Since the formation of PETA in 1980, the crusade against fur has been taken mainstream. PETA has organized a number of high-profile campaigns: Throwing red paint at fashion shows on fur-wearing models, convincing celebrities to pose nude their “I’d Rather Go Naked Than Wear Fur” ad campaign, and having activists walk the streets of Paris with their legs in traps.
Their actions have raised a lot of attention to their cause, and many famous designers have pledged not to use any fur in their clothing as a result of their pressure.
But is fur so bad?
Fur was the first clothing for cold weather climates. The ease of obtaining fur and its superior insulating abilities still make it the superior choice for everyone from the indigenous tribes of the arctic to metropolitan socialites.

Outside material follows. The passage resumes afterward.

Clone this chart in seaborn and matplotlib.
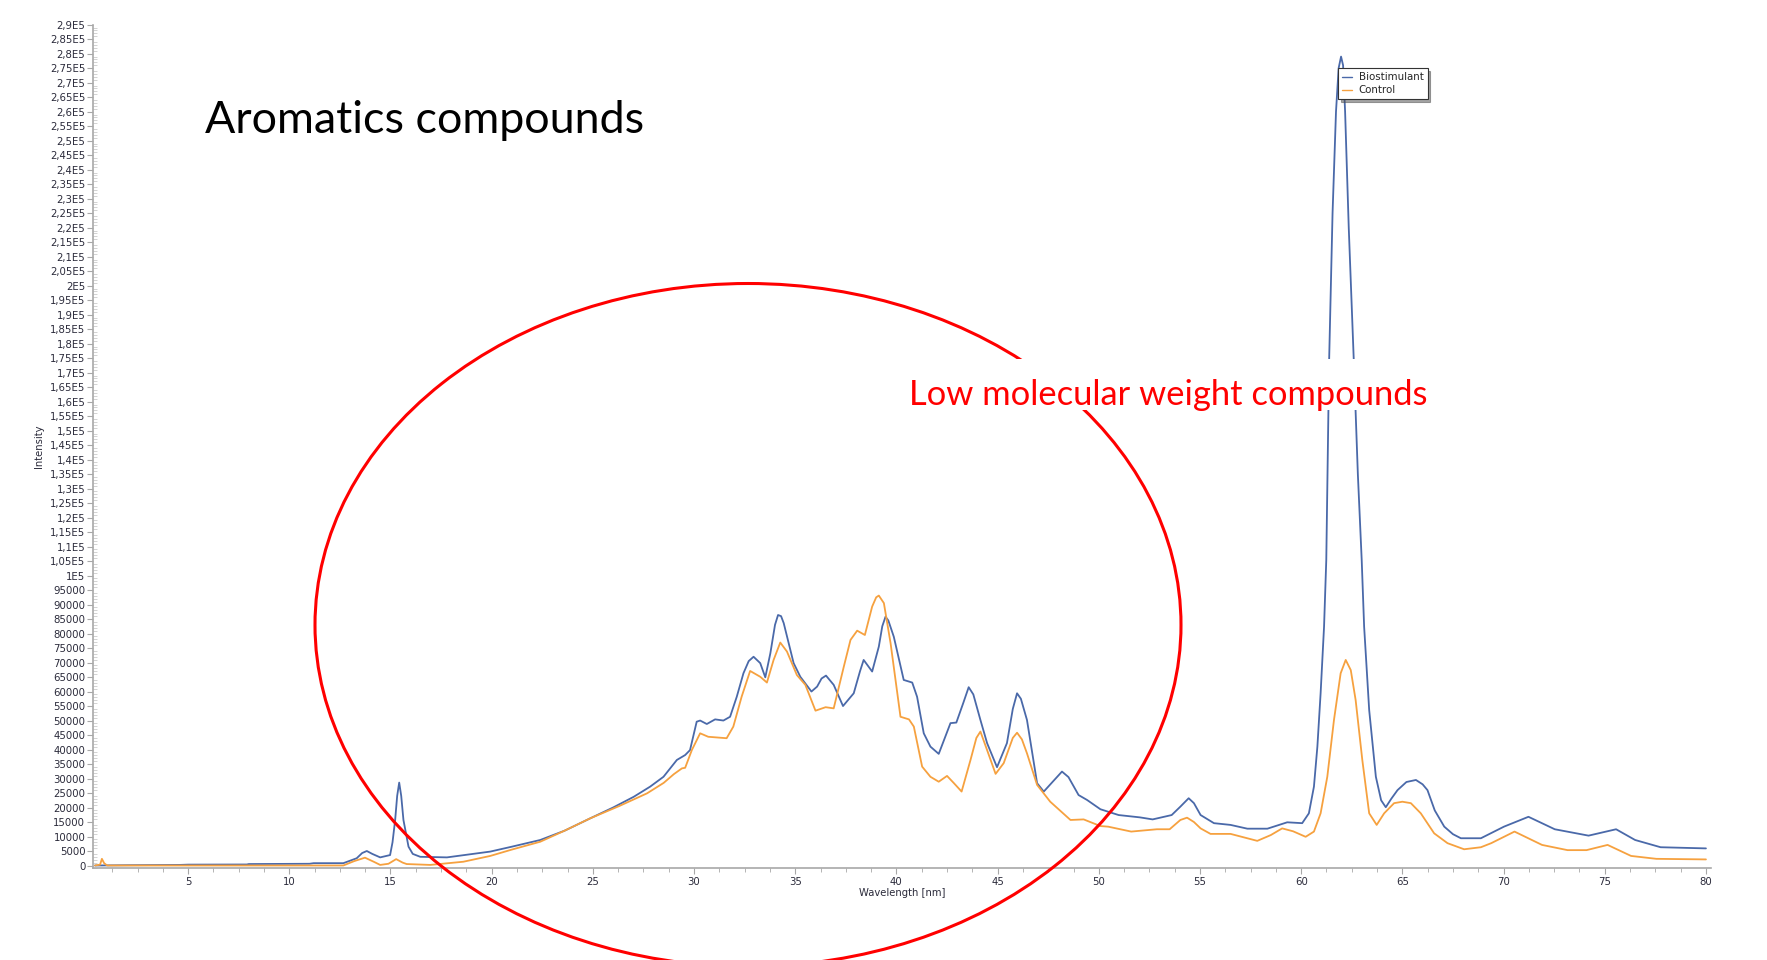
import numpy as np
import pandas as pd
import matplotlib
matplotlib.use("Agg")
import matplotlib.pyplot as plt
from matplotlib.patches import Ellipse, Rectangle
from matplotlib.ticker import FuncFormatter, MultipleLocator
import seaborn as sns

# ---------------- data ----------------
series_names = ["Biostimulant", "Control"]

bio_x = [0.4, 2.0, 4.6, 5.0, 7.9, 8.0, 11.0, 11.2, 12.67, 13.33, 13.6, 13.83, 14.1, 14.49, 14.98,
         15.1, 15.23, 15.33, 15.43, 15.53, 15.64, 15.89, 16.1, 16.47, 17.79, 19.93, 21.0, 22.4,
         23.6, 24.88, 26.0, 27.02, 27.83, 28.49, 29.15, 29.56, 29.8, 30.13, 30.3, 30.63, 31.04,
         31.45, 31.78, 32.11, 32.44, 32.7, 32.94, 33.27, 33.52, 33.77, 34.0, 34.15, 34.3, 34.43,
         34.92, 35.25, 35.8, 36.08, 36.3, 36.52, 36.9, 37.36, 37.89, 38.2, 38.38, 38.8, 39.13,
         39.3, 39.46, 39.6, 39.87, 40.36, 40.78, 41.02, 41.35, 41.68, 42.09, 42.67, 42.96, 43.3,
         43.57, 43.8, 44.15, 44.48, 44.97, 45.46, 45.75, 45.96, 46.15, 46.45, 46.95, 47.28, 47.8,
         48.18, 48.5, 49.0, 49.42, 50.08, 50.98, 52.03, 52.66, 53.6, 54.03, 54.44, 54.7, 55.03,
         55.69, 56.51, 57.34, 58.33, 58.9, 59.31, 60.05, 60.38, 60.63, 60.8, 60.96, 61.13, 61.24,
         61.38, 61.55, 61.72, 61.85, 61.97, 62.07, 62.17, 62.35, 62.6, 62.8, 62.99, 63.11, 63.36,
         63.69, 63.95, 64.18, 64.45, 64.76, 65.2, 65.67, 66.0, 66.24, 66.6, 67.07, 67.5, 67.89,
         68.88, 70.02, 71.23, 72.53, 74.2, 75.56, 76.5, 77.76, 80.0]
bio_y = [0, 100, 200, 300, 350, 500, 600, 800, 800, 2500, 4300, 5000, 4000, 2800, 3600,
         8000, 15700, 24000, 28600, 24000, 15700, 6500, 4000, 3000, 2800, 4800, 6500, 8800,
         12000, 16300, 20000, 23700, 27200, 30600, 36400, 38100, 39800, 49600, 50000, 48800, 50400,
         50000, 51300, 58200, 66300, 70500, 72000, 69800, 64900, 73200, 83000, 86400, 86000, 83600,
         69800, 65100, 60000, 61700, 64500, 65500, 62300, 55000, 59400, 67000, 70900, 66900, 75500,
         82500, 85800, 84500, 78900, 64000, 63100, 58200, 45600, 41000, 38500, 49100, 49300, 56000,
         61500, 59000, 50200, 42200, 33900, 42200, 54000, 59400, 57500, 50200, 28400, 25500, 29500,
         32400, 30500, 24300, 22600, 19400, 17400, 16600, 15900, 17400, 20300, 23200, 21500, 17400,
         14600, 14000, 12700, 12700, 14000, 14900, 14600, 18000, 27200, 41000, 59400, 82400, 105400,
         174000, 225000, 260000, 275000, 279000, 276000, 260000, 220000, 174000, 135000, 105400, 82400, 53600,
         30600, 22500, 20100, 23000, 26000, 28800, 29500, 28000, 26000, 19000, 13400, 10800, 9400,
         9400, 13400, 16800, 12500, 10300, 12500, 8800, 6300, 5900]

ctl_x = [0.4, 0.65, 0.74, 0.85, 1.0, 12.67, 13.2, 13.74, 14.2, 14.49, 14.9, 15.28, 15.6, 15.8,
         16.96, 18.6, 19.93, 21.0, 22.4, 23.6, 24.88, 26.3, 27.68, 28.5, 29.0, 29.4, 29.56, 29.89,
         30.3, 30.7, 31.61, 31.94, 32.35, 32.77, 33.27, 33.6, 33.93, 34.26, 34.59, 35.08, 35.5,
         36.0, 36.5, 36.9, 37.4, 37.73, 38.06, 38.44, 38.8, 39.0, 39.13, 39.38, 39.71, 40.2, 40.62,
         40.86, 41.27, 41.68, 42.09, 42.5, 42.84, 43.22, 43.66, 43.95, 44.15, 44.48, 44.9, 45.3,
         45.75, 45.96, 46.2, 46.45, 46.95, 47.6, 48.6, 49.25, 50.08, 50.46, 51.6, 52.87, 53.5,
         54.03, 54.36, 54.7, 55.03, 55.52, 56.51, 57.83, 58.5, 59.06, 59.6, 60.22, 60.63, 60.96,
         61.29, 61.62, 61.95, 62.2, 62.45, 62.69, 63.02, 63.36, 63.73, 64.1, 64.59, 65.0, 65.42,
         65.91, 66.57, 67.23, 68.05, 68.88, 69.39, 70.54, 71.9, 73.16, 74.1, 75.14, 76.3, 77.55,
         80.0]
ctl_y = [0, 300, 2300, 800, 0, 0, 1500, 2700, 1200, 200, 600, 2200, 1000, 500,
         200, 1300, 3300, 5500, 8200, 12000, 16300, 20500, 24900, 28500, 31500, 33500, 33700, 39800,
         45600, 44400, 43900, 47900, 58200, 67100, 65100, 63100, 70900, 76900, 73800, 65700, 62300,
         53400, 54600, 54200, 68600, 77800, 81000, 79500, 89300, 92500, 93100, 90500, 76700, 51300, 50400,
         47900, 34100, 30600, 28900, 30900, 28400, 25500, 36400, 44000, 46200, 39800, 31600, 35300,
         44000, 45800, 43500, 38700, 27800, 22000, 15700, 15900, 13600, 13400, 11700, 12500, 12500,
         15700, 16500, 15000, 12800, 10900, 10900, 8500, 10500, 12800, 11800, 9900, 11700, 18000,
         30600, 50200, 66300, 70900, 67400, 57100, 36400, 18000, 14000, 18000, 21500, 22000, 21500,
         18000, 11100, 7700, 5600, 6300, 7700, 11700, 7100, 5300, 5300, 7100, 3300, 2300,
         2100]

y_tick_values = list(range(0, 290001, 5000))
x_tick_values = list(range(5, 81, 5))

title_text = "Aromatics compounds"
note_text = "Low molecular weight compounds"

# ---------------- build table ----------------
df = pd.concat([
    pd.DataFrame({"Wavelength [nm]": bio_x, "Intensity": bio_y, "Series": series_names[0]}),
    pd.DataFrame({"Wavelength [nm]": ctl_x, "Intensity": ctl_y, "Series": series_names[1]}),
], ignore_index=True)

sns.set_theme(style="white")
plt.rcParams["font.family"] = ["DejaVu Sans"]

W, H = 1767, 960
fig = plt.figure(figsize=(W / 100, H / 100), dpi=100)
ax = fig.add_axes([93 / W, 1 - 868.4 / H, (1711 - 93) / W, (868.4 - 24.7) / H])

palette = {"Biostimulant": "#4a69a9", "Control": "#f6a13f"}
sns.lineplot(data=df, x="Wavelength [nm]", y="Intensity", hue="Series",
             hue_order=series_names, palette=palette, estimator=None,
             linewidth=1.3, ax=ax, legend=True)

ax.set_xlim(0.3, 80.25)
ax.set_ylim(-1000, 290000)

def yfmt(v, pos):
    v = int(round(v))
    if v < 100000:
        return f"{v}"
    s = f"{v / 1e5:.2f}".rstrip("0").rstrip(".")
    return s.replace(".", ",") + "E5"

ax.set_yticks(y_tick_values)
ax.yaxis.set_major_formatter(FuncFormatter(yfmt))
ax.yaxis.set_minor_locator(MultipleLocator(1000))
ax.set_xticks(x_tick_values)
ax.xaxis.set_minor_locator(MultipleLocator(1.25))

tick_col = "#a8a8a8"
ax.tick_params(axis="y", which="major", direction="out", length=4, width=0.8,
               color=tick_col, labelsize=7.3, labelcolor="#2a2a3a", pad=1.5, left=True)
ax.tick_params(axis="y", which="minor", direction="in", length=3, width=0.5,
               color="#c0c0c0", left=True)
ax.tick_params(axis="x", which="major", direction="out", length=4, width=0.8,
               color=tick_col, labelsize=7.3, labelcolor="#2a2a3a", pad=2, bottom=True)
ax.tick_params(axis="x", which="minor", direction="out", length=3, width=0.6,
               color=tick_col, bottom=True)

for s in ["top", "right"]:
    ax.spines[s].set_visible(False)
for s in ["left", "bottom"]:
    ax.spines[s].set_color(tick_col)
    ax.spines[s].set_linewidth(1.2)

ax.set_xlabel("Wavelength [nm]", fontsize=7.2, color="#2a2a3a", labelpad=1)
ax.set_ylabel("Intensity", fontsize=7.2, color="#2a2a3a", labelpad=4)
ax.grid(False)

handles, labels = ax.get_legend_handles_labels()
leg = ax.legend(handles, labels, loc="upper left",
                bbox_to_anchor=(1338 / W, 1 - 68 / H), bbox_transform=fig.transFigure,
                fontsize=7.4, frameon=True, fancybox=False, shadow=True,
                edgecolor="#333333", handlelength=1.0, handletextpad=0.6,
                borderpad=0.4, labelspacing=0.3, borderaxespad=0)
leg.get_frame().set_linewidth(0.8)
for lh in leg.get_lines():
    lh.set_linewidth(1.0)

# red ellipse annotation
ell = Ellipse((748 / W, 1 - 625 / H), width=866 / W, height=683 / H,
              transform=fig.transFigure, fill=False, edgecolor="#ff0000",
              linewidth=2.2, zorder=5)
fig.add_artist(ell)

# white text box behind the red note
box = Rectangle((900 / W, 1 - 410 / H), (1436 - 900) / W, (410 - 359) / H,
                transform=fig.transFigure, facecolor="white", edgecolor="none", zorder=6)
fig.add_artist(box)

fig.text(205 / W, 1 - 133 / H, title_text, fontsize=32.3, family=["Lato", "DejaVu Sans"],
         color="black", ha="left", va="baseline", zorder=7)
fig.text(909 / W, 1 - 405 / H, note_text, fontsize=24.8, family=["Lato", "DejaVu Sans"],
         color="#ff0000", ha="left", va="baseline", zorder=8)

fig.savefig("out.png", dpi=100)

Most animals raised or trapped for their fur are arctic or high-altitude species with thick coats like the fox, rabbit and chinchilla. Other species are aquatic mammals like mink, beaver and otter. The unique properties of their fur have been the result of thousands of years of evolution, allowing these animals to thrive in the harsh climates they made their homes. While some synthetic fibers have been developed that offer some of the advantages, none can match the warmth, durability and water resistance of fur.
Most fur pelts are sourced from fur farms, businesses that raise animals for their fur. Like all businesses, some have engaged in cruel and unethical practices in the past. These are the examples that groups like PETA use for their anti-fur shock campaigns.
However, a well-managed fur business is an ethical fur business. Animals that are kept in small cages with a poor quality of life show this in a poor quality coat. This gives the fur farmer a poor return on the investment he made raising his animals. Humane euthanasia methods, and good animal husbandry is the norm for most of the fur industry.